◆ **THE EXERCISE**
Write out the data below exactly as given, without any of its pictures.
------
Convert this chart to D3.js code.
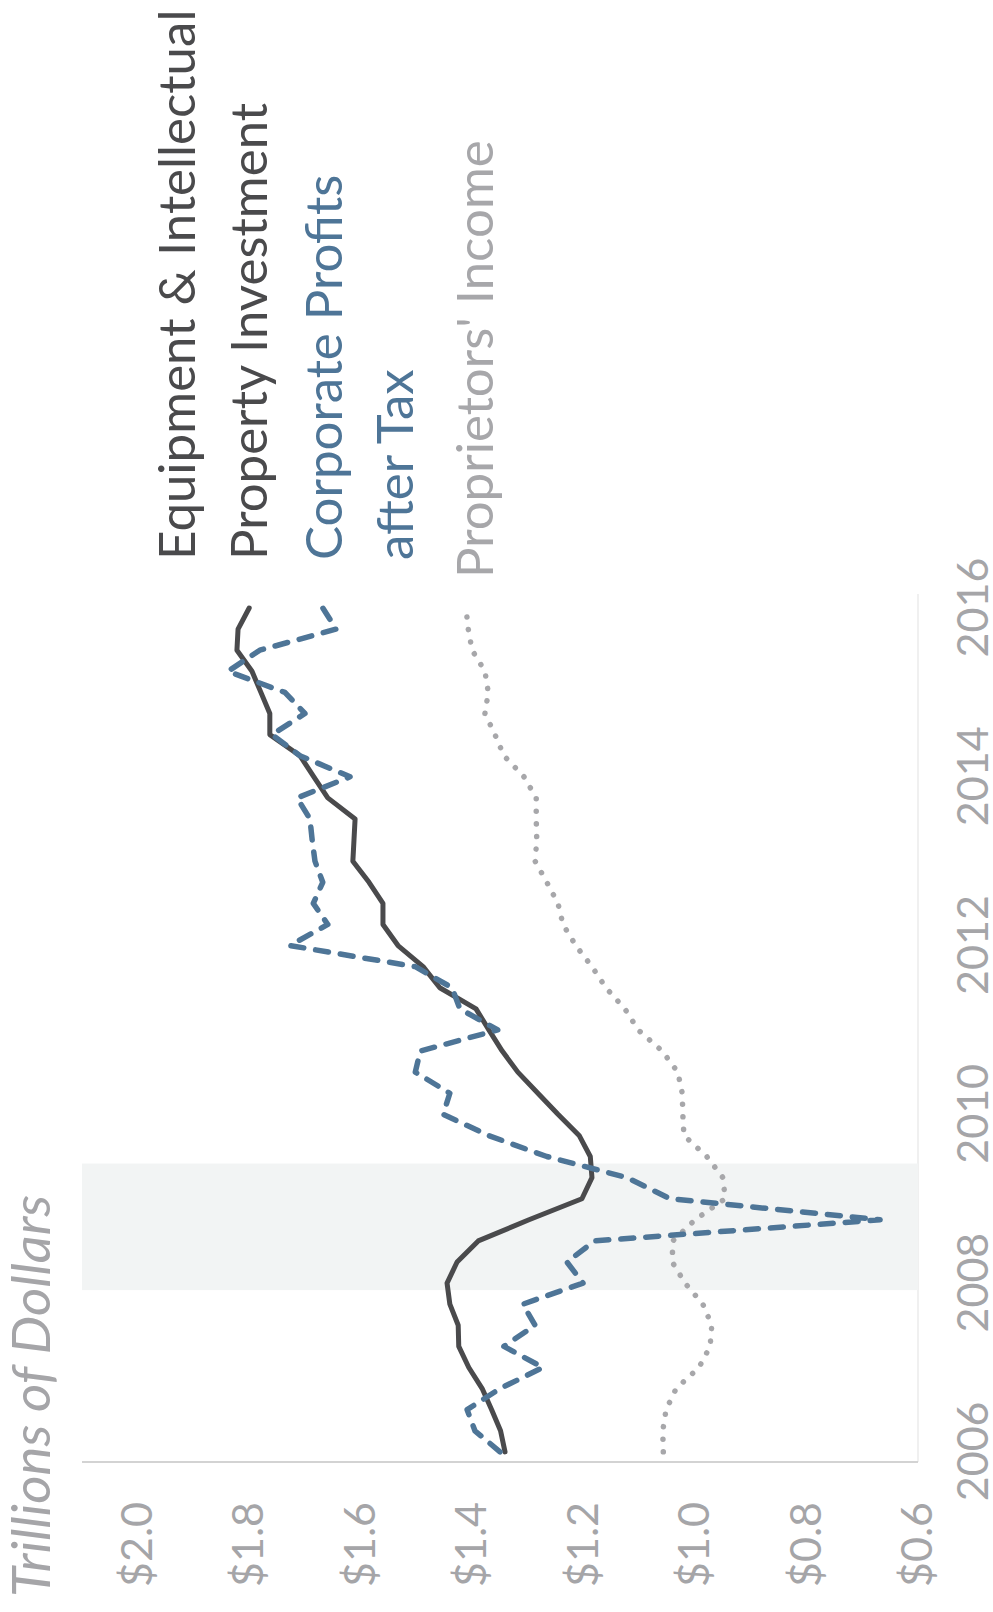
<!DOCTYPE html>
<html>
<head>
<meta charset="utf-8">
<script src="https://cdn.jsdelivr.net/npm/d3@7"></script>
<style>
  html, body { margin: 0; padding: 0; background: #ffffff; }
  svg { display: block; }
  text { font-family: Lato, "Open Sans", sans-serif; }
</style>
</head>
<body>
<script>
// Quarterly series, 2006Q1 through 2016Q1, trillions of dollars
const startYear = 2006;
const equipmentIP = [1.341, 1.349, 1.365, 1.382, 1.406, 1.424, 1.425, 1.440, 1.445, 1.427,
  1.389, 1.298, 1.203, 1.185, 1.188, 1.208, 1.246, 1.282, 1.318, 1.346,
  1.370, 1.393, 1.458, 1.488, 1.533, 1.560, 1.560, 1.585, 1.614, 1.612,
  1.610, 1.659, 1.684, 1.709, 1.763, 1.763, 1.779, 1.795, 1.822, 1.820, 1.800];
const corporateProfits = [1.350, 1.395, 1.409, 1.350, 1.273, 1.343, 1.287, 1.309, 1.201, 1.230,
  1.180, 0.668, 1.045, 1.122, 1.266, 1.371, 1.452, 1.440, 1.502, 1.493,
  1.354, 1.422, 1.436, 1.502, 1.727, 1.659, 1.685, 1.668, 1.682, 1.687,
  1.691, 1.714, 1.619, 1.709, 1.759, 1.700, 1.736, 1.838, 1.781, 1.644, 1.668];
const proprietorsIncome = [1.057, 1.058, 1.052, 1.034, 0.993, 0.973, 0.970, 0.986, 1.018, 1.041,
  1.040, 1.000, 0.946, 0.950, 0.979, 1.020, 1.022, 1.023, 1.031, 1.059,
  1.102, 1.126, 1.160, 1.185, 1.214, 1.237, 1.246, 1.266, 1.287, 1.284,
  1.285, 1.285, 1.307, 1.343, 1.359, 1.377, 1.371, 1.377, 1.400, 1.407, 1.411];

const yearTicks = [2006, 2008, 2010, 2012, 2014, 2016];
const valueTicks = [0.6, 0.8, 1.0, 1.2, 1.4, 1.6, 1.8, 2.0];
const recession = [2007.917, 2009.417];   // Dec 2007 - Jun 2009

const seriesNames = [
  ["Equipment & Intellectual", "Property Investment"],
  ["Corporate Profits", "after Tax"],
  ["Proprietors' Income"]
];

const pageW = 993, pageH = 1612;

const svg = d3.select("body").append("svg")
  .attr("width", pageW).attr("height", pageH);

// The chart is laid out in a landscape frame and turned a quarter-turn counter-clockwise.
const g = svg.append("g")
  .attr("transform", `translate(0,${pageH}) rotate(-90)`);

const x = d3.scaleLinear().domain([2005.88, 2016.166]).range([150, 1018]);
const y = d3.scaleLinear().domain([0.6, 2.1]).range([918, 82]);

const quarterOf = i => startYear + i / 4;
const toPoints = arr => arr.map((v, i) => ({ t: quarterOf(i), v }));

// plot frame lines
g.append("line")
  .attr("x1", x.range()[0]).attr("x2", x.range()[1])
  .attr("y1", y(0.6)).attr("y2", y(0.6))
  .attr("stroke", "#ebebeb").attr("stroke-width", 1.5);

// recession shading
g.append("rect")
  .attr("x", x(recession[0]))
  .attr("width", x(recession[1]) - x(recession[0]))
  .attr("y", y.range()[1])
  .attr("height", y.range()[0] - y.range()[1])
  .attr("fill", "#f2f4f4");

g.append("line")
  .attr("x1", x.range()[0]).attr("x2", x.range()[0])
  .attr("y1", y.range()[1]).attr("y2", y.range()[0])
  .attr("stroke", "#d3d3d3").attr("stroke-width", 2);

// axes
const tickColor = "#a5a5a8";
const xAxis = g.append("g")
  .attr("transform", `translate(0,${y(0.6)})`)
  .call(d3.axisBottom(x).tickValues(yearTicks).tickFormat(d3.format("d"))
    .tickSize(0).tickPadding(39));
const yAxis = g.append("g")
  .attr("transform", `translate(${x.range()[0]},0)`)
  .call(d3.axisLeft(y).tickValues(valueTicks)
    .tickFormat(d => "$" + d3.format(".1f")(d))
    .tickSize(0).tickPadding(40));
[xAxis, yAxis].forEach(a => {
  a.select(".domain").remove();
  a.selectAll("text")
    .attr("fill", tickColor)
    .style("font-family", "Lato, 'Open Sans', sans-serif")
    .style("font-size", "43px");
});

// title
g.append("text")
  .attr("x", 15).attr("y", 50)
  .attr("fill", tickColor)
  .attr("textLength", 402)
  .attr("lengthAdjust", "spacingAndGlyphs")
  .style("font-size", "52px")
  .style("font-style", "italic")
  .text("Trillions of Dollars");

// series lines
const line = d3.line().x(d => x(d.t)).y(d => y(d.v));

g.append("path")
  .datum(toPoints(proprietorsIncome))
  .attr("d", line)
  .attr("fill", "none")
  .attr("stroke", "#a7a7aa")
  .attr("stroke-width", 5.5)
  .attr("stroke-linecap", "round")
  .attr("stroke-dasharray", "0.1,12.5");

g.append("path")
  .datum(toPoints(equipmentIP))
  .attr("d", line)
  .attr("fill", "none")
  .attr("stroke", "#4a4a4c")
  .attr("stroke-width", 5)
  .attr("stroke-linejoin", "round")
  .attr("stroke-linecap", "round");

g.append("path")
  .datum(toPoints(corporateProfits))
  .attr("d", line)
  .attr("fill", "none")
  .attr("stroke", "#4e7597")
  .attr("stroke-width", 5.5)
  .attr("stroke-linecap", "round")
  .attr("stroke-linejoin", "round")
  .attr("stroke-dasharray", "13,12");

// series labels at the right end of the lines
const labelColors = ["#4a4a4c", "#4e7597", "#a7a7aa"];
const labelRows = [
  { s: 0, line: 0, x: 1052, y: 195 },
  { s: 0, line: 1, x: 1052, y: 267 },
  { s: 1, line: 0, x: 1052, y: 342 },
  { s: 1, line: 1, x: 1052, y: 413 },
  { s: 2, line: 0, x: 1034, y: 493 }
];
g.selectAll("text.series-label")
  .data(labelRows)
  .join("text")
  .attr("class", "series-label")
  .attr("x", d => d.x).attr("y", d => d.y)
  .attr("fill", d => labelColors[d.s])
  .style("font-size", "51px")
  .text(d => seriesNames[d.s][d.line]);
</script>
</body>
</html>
------
◆ **WORKED ANSWER**
Convert this chart to D3.js code.
<!DOCTYPE html>
<html>
<head>
<meta charset="utf-8">
<script src="https://cdn.jsdelivr.net/npm/d3@7"></script>
<style>
  html, body { margin: 0; padding: 0; background: #ffffff; }
  svg { display: block; }
  text { font-family: Lato, "Open Sans", sans-serif; }
</style>
</head>
<body>
<script>
// Quarterly series, 2006Q1 through 2016Q1, trillions of dollars
const startYear = 2006;
const equipmentIP = [1.341, 1.349, 1.365, 1.382, 1.406, 1.424, 1.425, 1.440, 1.445, 1.427,
  1.389, 1.298, 1.203, 1.185, 1.188, 1.208, 1.246, 1.282, 1.318, 1.346,
  1.370, 1.393, 1.458, 1.488, 1.533, 1.560, 1.560, 1.585, 1.614, 1.612,
  1.610, 1.659, 1.684, 1.709, 1.763, 1.763, 1.779, 1.795, 1.822, 1.820, 1.800];
const corporateProfits = [1.350, 1.395, 1.409, 1.350, 1.273, 1.343, 1.287, 1.309, 1.201, 1.230,
  1.180, 0.668, 1.045, 1.122, 1.266, 1.371, 1.452, 1.440, 1.502, 1.493,
  1.354, 1.422, 1.436, 1.502, 1.727, 1.659, 1.685, 1.668, 1.682, 1.687,
  1.691, 1.714, 1.619, 1.709, 1.759, 1.700, 1.736, 1.838, 1.781, 1.644, 1.668];
const proprietorsIncome = [1.057, 1.058, 1.052, 1.034, 0.993, 0.973, 0.970, 0.986, 1.018, 1.041,
  1.040, 1.000, 0.946, 0.950, 0.979, 1.020, 1.022, 1.023, 1.031, 1.059,
  1.102, 1.126, 1.160, 1.185, 1.214, 1.237, 1.246, 1.266, 1.287, 1.284,
  1.285, 1.285, 1.307, 1.343, 1.359, 1.377, 1.371, 1.377, 1.400, 1.407, 1.411];

const yearTicks = [2006, 2008, 2010, 2012, 2014, 2016];
const valueTicks = [0.6, 0.8, 1.0, 1.2, 1.4, 1.6, 1.8, 2.0];
const recession = [2007.917, 2009.417];   // Dec 2007 - Jun 2009

const seriesNames = [
  ["Equipment & Intellectual", "Property Investment"],
  ["Corporate Profits", "after Tax"],
  ["Proprietors' Income"]
];

const pageW = 993, pageH = 1612;

const svg = d3.select("body").append("svg")
  .attr("width", pageW).attr("height", pageH);

// The chart is laid out in a landscape frame and turned a quarter-turn counter-clockwise.
const g = svg.append("g")
  .attr("transform", `translate(0,${pageH}) rotate(-90)`);

const x = d3.scaleLinear().domain([2005.88, 2016.166]).range([150, 1018]);
const y = d3.scaleLinear().domain([0.6, 2.1]).range([918, 82]);

const quarterOf = i => startYear + i / 4;
const toPoints = arr => arr.map((v, i) => ({ t: quarterOf(i), v }));

// plot frame lines
g.append("line")
  .attr("x1", x.range()[0]).attr("x2", x.range()[1])
  .attr("y1", y(0.6)).attr("y2", y(0.6))
  .attr("stroke", "#ebebeb").attr("stroke-width", 1.5);

// recession shading
g.append("rect")
  .attr("x", x(recession[0]))
  .attr("width", x(recession[1]) - x(recession[0]))
  .attr("y", y.range()[1])
  .attr("height", y.range()[0] - y.range()[1])
  .attr("fill", "#f2f4f4");

g.append("line")
  .attr("x1", x.range()[0]).attr("x2", x.range()[0])
  .attr("y1", y.range()[1]).attr("y2", y.range()[0])
  .attr("stroke", "#d3d3d3").attr("stroke-width", 2);

// axes
const tickColor = "#a5a5a8";
const xAxis = g.append("g")
  .attr("transform", `translate(0,${y(0.6)})`)
  .call(d3.axisBottom(x).tickValues(yearTicks).tickFormat(d3.format("d"))
    .tickSize(0).tickPadding(39));
const yAxis = g.append("g")
  .attr("transform", `translate(${x.range()[0]},0)`)
  .call(d3.axisLeft(y).tickValues(valueTicks)
    .tickFormat(d => "$" + d3.format(".1f")(d))
    .tickSize(0).tickPadding(40));
[xAxis, yAxis].forEach(a => {
  a.select(".domain").remove();
  a.selectAll("text")
    .attr("fill", tickColor)
    .style("font-family", "Lato, 'Open Sans', sans-serif")
    .style("font-size", "43px");
});

// title
g.append("text")
  .attr("x", 15).attr("y", 50)
  .attr("fill", tickColor)
  .attr("textLength", 402)
  .attr("lengthAdjust", "spacingAndGlyphs")
  .style("font-size", "52px")
  .style("font-style", "italic")
  .text("Trillions of Dollars");

// series lines
const line = d3.line().x(d => x(d.t)).y(d => y(d.v));

g.append("path")
  .datum(toPoints(proprietorsIncome))
  .attr("d", line)
  .attr("fill", "none")
  .attr("stroke", "#a7a7aa")
  .attr("stroke-width", 5.5)
  .attr("stroke-linecap", "round")
  .attr("stroke-dasharray", "0.1,12.5");

g.append("path")
  .datum(toPoints(equipmentIP))
  .attr("d", line)
  .attr("fill", "none")
  .attr("stroke", "#4a4a4c")
  .attr("stroke-width", 5)
  .attr("stroke-linejoin", "round")
  .attr("stroke-linecap", "round");

g.append("path")
  .datum(toPoints(corporateProfits))
  .attr("d", line)
  .attr("fill", "none")
  .attr("stroke", "#4e7597")
  .attr("stroke-width", 5.5)
  .attr("stroke-linecap", "round")
  .attr("stroke-linejoin", "round")
  .attr("stroke-dasharray", "13,12");

// series labels at the right end of the lines
const labelColors = ["#4a4a4c", "#4e7597", "#a7a7aa"];
const labelRows = [
  { s: 0, line: 0, x: 1052, y: 195 },
  { s: 0, line: 1, x: 1052, y: 267 },
  { s: 1, line: 0, x: 1052, y: 342 },
  { s: 1, line: 1, x: 1052, y: 413 },
  { s: 2, line: 0, x: 1034, y: 493 }
];
g.selectAll("text.series-label")
  .data(labelRows)
  .join("text")
  .attr("class", "series-label")
  .attr("x", d => d.x).attr("y", d => d.y)
  .attr("fill", d => labelColors[d.s])
  .style("font-size", "51px")
  .text(d => seriesNames[d.s][d.line]);
</script>
</body>
</html>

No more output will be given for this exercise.